:: WHAT THE TASK REQUIRES ::
Copy all the data exactly, except the pictures.

>> START PROVIDED DATA

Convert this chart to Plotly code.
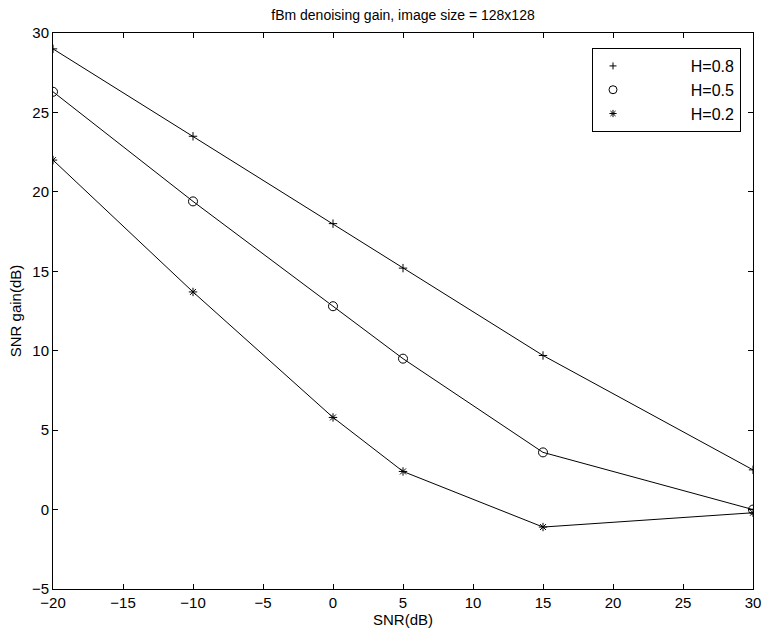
import plotly.graph_objects as go

snr = [-20, -10, 0, 5, 15, 30]
h08 = [29.0, 23.5, 18.0, 15.2, 9.7, 2.5]
h05 = [26.3, 19.4, 12.8, 9.5, 3.6, 0.0]
h02 = [22.0, 13.7, 5.8, 2.4, -1.1, -0.2]
names = ["H=0.8", "H=0.5", "H=0.2"]
series = [h08, h05, h02]
symbols = ["cross-thin-open", "circle-open", "asterisk-open"]
plot_sizes = [6, 9, 7]
legend_sizes = [5, 8, 6]

FONT = "Liberation Sans, Arial, sans-serif"
pad = "\u00a0" * 13

fig = go.Figure()
for name, ys, sym, sz in zip(names, series, symbols, plot_sizes):
    fig.add_trace(go.Scatter(
        x=snr, y=ys, mode="lines+markers", showlegend=False,
        line=dict(color="black", width=1),
        marker=dict(symbol=sym, size=sz, color="black", line=dict(color="black", width=1)),
    ))
for name, ys, sym, sz in zip(names, series, symbols, legend_sizes):
    fig.add_trace(go.Scatter(
        x=[None], y=[None], mode="markers", name=pad + name,
        marker=dict(symbol=sym, size=sz, color="black", line=dict(color="black", width=1)),
    ))

axis_common = dict(
    showline=True, linecolor="black", linewidth=1, mirror="ticks",
    ticks="inside", ticklen=5, tickcolor="black", tickwidth=1,
    showgrid=False, zeroline=False, dtick=5,
    tickfont=dict(family=FONT, size=15, color="black"),
)

fig.update_layout(
    width=770, height=635,
    margin=dict(l=53, r=9, t=33, b=46),
    paper_bgcolor="white", plot_bgcolor="white",
    font=dict(family=FONT, size=15, color="black"),
    title=dict(text="fBm denoising gain, image size = 128x128", x=0.5, xref="paper",
               y=1 - 15 / 635, yanchor="middle", yref="container",
               font=dict(family=FONT, size=14, color="black")),
    xaxis=dict(range=[-20, 30], title=dict(text="SNR(dB)", standoff=2,
               font=dict(family=FONT, size=15)), **axis_common),
    yaxis=dict(range=[-5, 30], title=dict(text="SNR gain(dB)", standoff=6,
               font=dict(family=FONT, size=15)), **axis_common),
    legend=dict(x=0.77, y=0.973, xanchor="left", yanchor="top",
                bordercolor="black", borderwidth=1, bgcolor="white",
                font=dict(family=FONT, size=16, color="black"),
                tracegroupgap=0, itemwidth=30),
)

fig.write_html("out.html")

>> END PROVIDED DATA

:: COMPLETE ANSWER ::
Convert this chart to Plotly code.
import plotly.graph_objects as go

snr = [-20, -10, 0, 5, 15, 30]
h08 = [29.0, 23.5, 18.0, 15.2, 9.7, 2.5]
h05 = [26.3, 19.4, 12.8, 9.5, 3.6, 0.0]
h02 = [22.0, 13.7, 5.8, 2.4, -1.1, -0.2]
names = ["H=0.8", "H=0.5", "H=0.2"]
series = [h08, h05, h02]
symbols = ["cross-thin-open", "circle-open", "asterisk-open"]
plot_sizes = [6, 9, 7]
legend_sizes = [5, 8, 6]

FONT = "Liberation Sans, Arial, sans-serif"
pad = "\u00a0" * 13

fig = go.Figure()
for name, ys, sym, sz in zip(names, series, symbols, plot_sizes):
    fig.add_trace(go.Scatter(
        x=snr, y=ys, mode="lines+markers", showlegend=False,
        line=dict(color="black", width=1),
        marker=dict(symbol=sym, size=sz, color="black", line=dict(color="black", width=1)),
    ))
for name, ys, sym, sz in zip(names, series, symbols, legend_sizes):
    fig.add_trace(go.Scatter(
        x=[None], y=[None], mode="markers", name=pad + name,
        marker=dict(symbol=sym, size=sz, color="black", line=dict(color="black", width=1)),
    ))

axis_common = dict(
    showline=True, linecolor="black", linewidth=1, mirror="ticks",
    ticks="inside", ticklen=5, tickcolor="black", tickwidth=1,
    showgrid=False, zeroline=False, dtick=5,
    tickfont=dict(family=FONT, size=15, color="black"),
)

fig.update_layout(
    width=770, height=635,
    margin=dict(l=53, r=9, t=33, b=46),
    paper_bgcolor="white", plot_bgcolor="white",
    font=dict(family=FONT, size=15, color="black"),
    title=dict(text="fBm denoising gain, image size = 128x128", x=0.5, xref="paper",
               y=1 - 15 / 635, yanchor="middle", yref="container",
               font=dict(family=FONT, size=14, color="black")),
    xaxis=dict(range=[-20, 30], title=dict(text="SNR(dB)", standoff=2,
               font=dict(family=FONT, size=15)), **axis_common),
    yaxis=dict(range=[-5, 30], title=dict(text="SNR gain(dB)", standoff=6,
               font=dict(family=FONT, size=15)), **axis_common),
    legend=dict(x=0.77, y=0.973, xanchor="left", yanchor="top",
                bordercolor="black", borderwidth=1, bgcolor="white",
                font=dict(family=FONT, size=16, color="black"),
                tracegroupgap=0, itemwidth=30),
)

fig.write_html("out.html")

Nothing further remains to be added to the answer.